Pittsburgh in 2015 enacted a Residential Housing Rental Permit Program, but enforcement has been delayed after landlords sued, saying that city's ordinance violated the terms of its home-rule charter.

In Allentown, landlords sued after the city began levying an annual $75 registration fee against rental properties. The fee was upheld by the state Commonwealth Court, and the landlords' appeal to the state Supreme Court was denied in October 2017.


McKeesport officials first enacted an ordinance regulating and licensing rental properties in 2002, but didn't attempt to enforce it until 2005.

When they did, Wakefield and his son, Jonathan, filed a lawsuit in Allegheny County Common Pleas Court against then-Mayor Jim Brewster and the city, asking for a judge to rule on the legality of the ordinance.

The litigation continued for more than two years --- and included a filing by Alan Wakefield that contended the judge to whom the case was assigned was biased, because the judge would not disclose whether he was a member of a Masonic order.

In March 2008, the city agreed not to enforce the ordinance until it was amended, and the litigation was suspended. The lawsuit was terminated by the courts in 2015.


The revised Regulated Rental Ordinance approved in 2017 includes changes designed to pass court challenges, and is being enforced evenly "across the board," Cherepko told the Almanac.

Although the ordinance calls for the city to inspect rental units every two years, the large number of rental units in the city means that "it will probably take longer," he said.

According to the U.S. Census Bureau, 46 percent of McKeesport's more than 10,000 housing units are rentals, and about 8,500 of McKeesport's estimated 19,000 people live in apartments or rented houses.

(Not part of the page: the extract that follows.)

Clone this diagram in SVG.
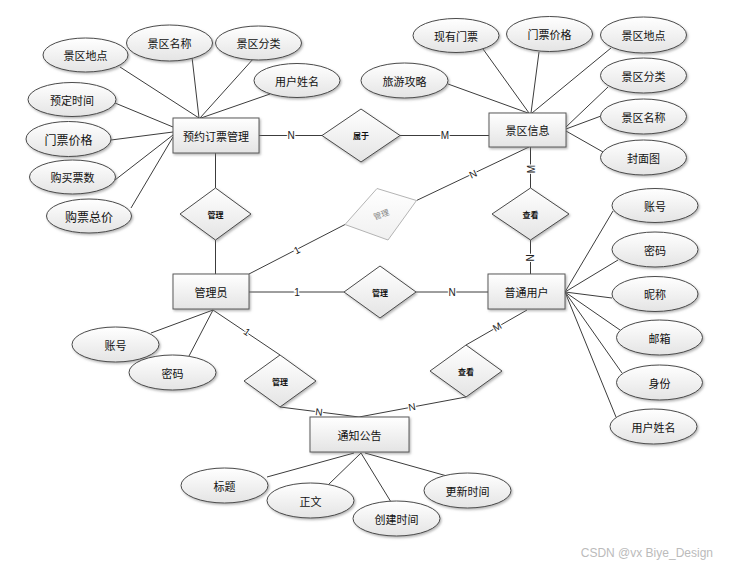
<svg xmlns="http://www.w3.org/2000/svg" width="729" height="565" viewBox="0 0 729 565">
<defs>
<linearGradient id="g" x1="0" y1="0" x2="0" y2="1">
<stop offset="0" stop-color="#ffffff"/>
<stop offset="1" stop-color="#e4e4e4"/>
</linearGradient>
<linearGradient id="gl" x1="0" y1="0" x2="0" y2="1">
<stop offset="0" stop-color="#ffffff"/>
<stop offset="1" stop-color="#f0f0f0"/>
</linearGradient>
<filter id="sh" x="-20%" y="-20%" width="140%" height="150%">
<feDropShadow dx="1.2" dy="1.5" stdDeviation="0.8" flood-color="#777" flood-opacity="0.55"/>
</filter>
</defs>
<style>
.ln{stroke:#3c3c3c;stroke-width:1;fill:none}
.ent{fill:url(#g);stroke:#5a5a5a;stroke-width:1;filter:url(#sh)}
.att{fill:url(#g);stroke:#4a4a4a;stroke-width:1;filter:url(#sh)}
.rel{fill:url(#g);stroke:#4a4a4a;stroke-width:1;filter:url(#sh)}
.relg{fill:url(#gl);stroke:#b4b4b4;stroke-width:1}
text{font-family:"Noto Sans CJK SC","Microsoft YaHei",sans-serif;fill:#111;text-anchor:middle;dominant-baseline:central}
.t11{font-size:11px}
.t12{font-size:12px}
.tr{font-size:8px;font-weight:bold}
.tg{font-size:8px;fill:#888}
.lab{font-family:"Liberation Sans",Arial,sans-serif;font-size:10px;fill:#222;stroke:#fff;stroke-width:2.5;paint-order:stroke}
.wm{font-family:"Liberation Sans",Arial,sans-serif;font-size:12px;fill:#bbbbbb;text-anchor:end}
</style>
<rect width="729" height="565" fill="#fff"/>

<g id="connectors">
<line class="ln" x1="120" y1="67" x2="199" y2="118"/>
<line class="ln" x1="192" y1="57" x2="199" y2="118"/>
<line class="ln" x1="254" y1="58" x2="200" y2="118"/>
<line class="ln" x1="270" y1="94" x2="201" y2="118"/>
<line class="ln" x1="115" y1="103" x2="173" y2="127"/>
<line class="ln" x1="111" y1="140" x2="173" y2="132"/>
<line class="ln" x1="115" y1="180" x2="173" y2="135"/>
<line class="ln" x1="131" y1="208" x2="173" y2="137"/>
<line class="ln" x1="448" y1="84" x2="528" y2="113"/>
<line class="ln" x1="483" y1="49" x2="529" y2="113"/>
<line class="ln" x1="539" y1="52" x2="531" y2="113"/>
<line class="ln" x1="611" y1="48" x2="532" y2="113"/>
<line class="ln" x1="608" y1="87" x2="566" y2="127"/>
<line class="ln" x1="601" y1="116" x2="566" y2="129"/>
<line class="ln" x1="603" y1="152" x2="566" y2="131"/>
<line class="ln" x1="259" y1="135.5" x2="322" y2="135.5"/>
<line class="ln" x1="400" y1="135.5" x2="489" y2="135.5"/>
<line class="ln" x1="215.5" y1="153" x2="215.5" y2="188"/>
<line class="ln" x1="215.5" y1="240" x2="215.5" y2="274"/>
<line class="ln" x1="530.5" y1="147" x2="530.5" y2="188"/>
<line class="ln" x1="530.5" y1="240" x2="530.5" y2="274"/>
<line class="ln" x1="249" y1="274" x2="345" y2="224.5"/>
<line class="ln" x1="416.5" y1="200.5" x2="529" y2="147"/>
<line class="ln" x1="249" y1="292" x2="344" y2="292"/>
<line class="ln" x1="416" y1="292" x2="488" y2="292"/>
<line class="ln" x1="213" y1="310" x2="151" y2="333"/>
<line class="ln" x1="213" y1="310" x2="189" y2="356"/>
<line class="ln" x1="213" y1="310" x2="280" y2="355"/>
<line class="ln" x1="280" y1="407" x2="359" y2="417"/>
<line class="ln" x1="466" y1="397" x2="359" y2="417"/>
<line class="ln" x1="527" y1="310" x2="466" y2="345"/>
<line class="ln" x1="267" y1="477" x2="354" y2="453"/>
<line class="ln" x1="328" y1="485" x2="361" y2="453"/>
<line class="ln" x1="391" y1="502" x2="361" y2="453"/>
<line class="ln" x1="447" y1="476" x2="365" y2="453"/>
<line class="ln" x1="613" y1="211" x2="565" y2="292"/>
<line class="ln" x1="618" y1="260" x2="565" y2="292"/>
<line class="ln" x1="612" y1="298" x2="565" y2="292"/>
<line class="ln" x1="620" y1="330" x2="565" y2="292"/>
<line class="ln" x1="622" y1="373" x2="565" y2="292"/>
<line class="ln" x1="616" y1="417" x2="565" y2="292"/>
<text class="lab" x="291" y="135.5">N</text>
<text class="lab" x="445" y="135.5">M</text>
<text class="lab" transform="translate(531,169) rotate(-90)">M</text>
<text class="lab" transform="translate(530.5,258) rotate(-90)">N</text>
<text class="lab" transform="translate(297,250) rotate(-27)">1</text>
<text class="lab" transform="translate(473,174) rotate(-25)">N</text>
<text class="lab" x="297" y="292">1</text>
<text class="lab" x="452" y="292">N</text>
<text class="lab" transform="translate(247,332) rotate(34)">1</text>
<text class="lab" transform="translate(319,412) rotate(7)">N</text>
<text class="lab" transform="translate(412,407) rotate(-10)">N</text>
<text class="lab" transform="translate(497,327) rotate(-30)">M</text>
</g>

<g id="e-booking"><rect class="ent" x="173" y="118" width="86" height="35"/><text class="t11" x="216" y="135.5">预约订票管理</text></g>
<g id="e-scenic"><rect class="ent" x="489" y="113" width="77" height="34"/><text class="t11" x="527.5" y="130">景区信息</text></g>
<g id="e-admin"><rect class="ent" x="173" y="274" width="76" height="35"/><text class="t11" x="211" y="291.5">管理员</text></g>
<g id="e-user"><rect class="ent" x="488" y="274" width="77" height="35"/><text class="t11" x="526.5" y="291.5">普通用户</text></g>
<g id="e-notice"><rect class="ent" x="310" y="417" width="99" height="35"/><text class="t11" x="359.5" y="434.5">通知公告</text></g>

<g id="r-belong"><polygon class="rel" points="361,109 400,135.5 361,162 322,135.5"/><text class="tr" x="361" y="135.5">属于</text></g>
<g id="r-manage1"><polygon class="rel" points="215.5,188 251,214 215.5,240 180,214"/><text class="tr" x="215.5" y="214">管理</text></g>
<g id="r-manage-gray"><polygon class="relg" points="377,188.5 416.5,200.5 388,240 345,224.5"/><text class="tg" transform="translate(381,214) rotate(-20)">管理</text></g>
<g id="r-view1"><polygon class="rel" points="530.5,188 569,214 530.5,240 492,214"/><text class="tr" x="530.5" y="214">查看</text></g>
<g id="r-manage2"><polygon class="rel" points="380,266 416,292 380,318 344,292"/><text class="tr" x="380" y="292">管理</text></g>
<g id="r-manage3"><polygon class="rel" points="280,355 316,381 280,407 244,381"/><text class="tr" x="280" y="381">管理</text></g>
<g id="r-view2"><polygon class="rel" points="466,345 502,371 466,397 430,371"/><text class="tr" x="466" y="371">查看</text></g>

<g id="a-b-loc"><ellipse class="att" cx="85.5" cy="55" rx="42.5" ry="17"/><text class="t11" x="85.5" y="55">景区地点</text></g>
<g id="a-b-name"><ellipse class="att" cx="169.5" cy="43" rx="43" ry="18"/><text class="t11" x="169.5" y="43">景区名称</text></g>
<g id="a-b-cat"><ellipse class="att" cx="258.5" cy="43" rx="43" ry="17"/><text class="t11" x="258.5" y="43">景区分类</text></g>
<g id="a-b-uname"><ellipse class="att" cx="297" cy="80.5" rx="43" ry="17"/><text class="t11" x="297" y="80.5">用户姓名</text></g>
<g id="a-b-time"><ellipse class="att" cx="72" cy="99.5" rx="44" ry="17"/><text class="t11" x="72" y="99.5">预定时间</text></g>
<g id="a-b-price"><ellipse class="att" cx="68.5" cy="139" rx="42.5" ry="17.5"/><text class="t12" x="68.5" y="139">门票价格</text></g>
<g id="a-b-num"><ellipse class="att" cx="72.5" cy="177" rx="43" ry="17"/><text class="t11" x="72.5" y="177">购买票数</text></g>
<g id="a-b-total"><ellipse class="att" cx="89" cy="216" rx="42.5" ry="17"/><text class="t12" x="89" y="216">购票总价</text></g>

<g id="a-s-guide"><ellipse class="att" cx="404.5" cy="80.5" rx="43.5" ry="17.5"/><text class="t11" x="404.5" y="80.5">旅游攻略</text></g>
<g id="a-s-ticket"><ellipse class="att" cx="456" cy="35.5" rx="43" ry="17"/><text class="t11" x="456" y="35.5">现有门票</text></g>
<g id="a-s-price"><ellipse class="att" cx="549.5" cy="34" rx="43" ry="17.5"/><text class="t11" x="549.5" y="34">门票价格</text></g>
<g id="a-s-loc"><ellipse class="att" cx="643.5" cy="35" rx="43" ry="18"/><text class="t11" x="643.5" y="35">景区地点</text></g>
<g id="a-s-cat"><ellipse class="att" cx="643.5" cy="75.5" rx="43" ry="17.5"/><text class="t11" x="643.5" y="75.5">景区分类</text></g>
<g id="a-s-name"><ellipse class="att" cx="643.5" cy="116.5" rx="43" ry="17.5"/><text class="t11" x="643.5" y="116.5">景区名称</text></g>
<g id="a-s-cover"><ellipse class="att" cx="643.5" cy="157.5" rx="43" ry="17.5"/><text class="t11" x="643.5" y="157.5">封面图</text></g>

<g id="a-u-acc"><ellipse class="att" cx="655" cy="205.5" rx="43" ry="17"/><text class="t11" x="655" y="205.5">账号</text></g>
<g id="a-u-pwd"><ellipse class="att" cx="655" cy="249.5" rx="43" ry="17.5"/><text class="t11" x="655" y="249.5">密码</text></g>
<g id="a-u-nick"><ellipse class="att" cx="655" cy="294" rx="43" ry="17.5"/><text class="t11" x="655" y="294">昵称</text></g>
<g id="a-u-mail"><ellipse class="att" cx="659.5" cy="337.5" rx="43" ry="17.5"/><text class="t11" x="659.5" y="337.5">邮箱</text></g>
<g id="a-u-role"><ellipse class="att" cx="659.5" cy="382.5" rx="43" ry="17.5"/><text class="t11" x="659.5" y="382.5">身份</text></g>
<g id="a-u-name"><ellipse class="att" cx="653.5" cy="426.5" rx="43.5" ry="17.5"/><text class="t11" x="653.5" y="426.5">用户姓名</text></g>

<g id="a-a-acc"><ellipse class="att" cx="115.5" cy="344.5" rx="43.5" ry="17.5"/><text class="t11" x="115.5" y="344.5">账号</text></g>
<g id="a-a-pwd"><ellipse class="att" cx="172.5" cy="372.5" rx="43.5" ry="17.5"/><text class="t11" x="172.5" y="372.5">密码</text></g>

<g id="a-n-title"><ellipse class="att" cx="224.5" cy="485.5" rx="43.5" ry="17.5"/><text class="t11" x="224.5" y="485.5">标题</text></g>
<g id="a-n-body"><ellipse class="att" cx="310.5" cy="500.5" rx="43.5" ry="17.5"/><text class="t11" x="310.5" y="500.5">正文</text></g>
<g id="a-n-create"><ellipse class="att" cx="396.5" cy="518.5" rx="43.5" ry="17.5"/><text class="t11" x="396.5" y="518.5">创建时间</text></g>
<g id="a-n-update"><ellipse class="att" cx="467.5" cy="490.5" rx="43.5" ry="17.5"/><text class="t11" x="467.5" y="490.5">更新时间</text></g>

<text class="wm" x="713" y="553">CSDN @vx Biye_Design</text>
</svg>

Cherepko noted that the rental ordinance is on a sliding scale. Landlords pay $50 per unit for up to nine units at the same location, but the fee drops in five-dollar increments for larger buildings of 10, 20, 30 or more units.

Besides finding unsafe conditions, the ordinance is also designed to provide the city with the name of a responsible party for each rental unit in the event of an emergency.

At Wednesday's meeting, council all but encouraged Wakefield to file a new lawsuit.

In December 2017, Wakefield filed a complaint with the Pennsylvania Office of Open Records after he said he requested a copy of the revised ordinance and all amendments from the city, and it failed to provide it.

The open records office ruled against the city on Jan. 31.


Councilman Jim Barry, who was one of the three council members to vote against the rental ordinance, told Wakefield on Wednesday he found his allegations offensive.

"I'm not going to sit here and let you accuse us of doing something incompetent, illegal or inept," Barry said. "If you feel your rights are being violated, then that needs to be decided by (a judge)."

Council President Rich Dellapenna Jr. noted that he owns rental properties in McKeesport --- and had just purchased another one a few days ago.

"I voted for the ordinance, and frankly, I don't have a problem with it," Dellapenna said.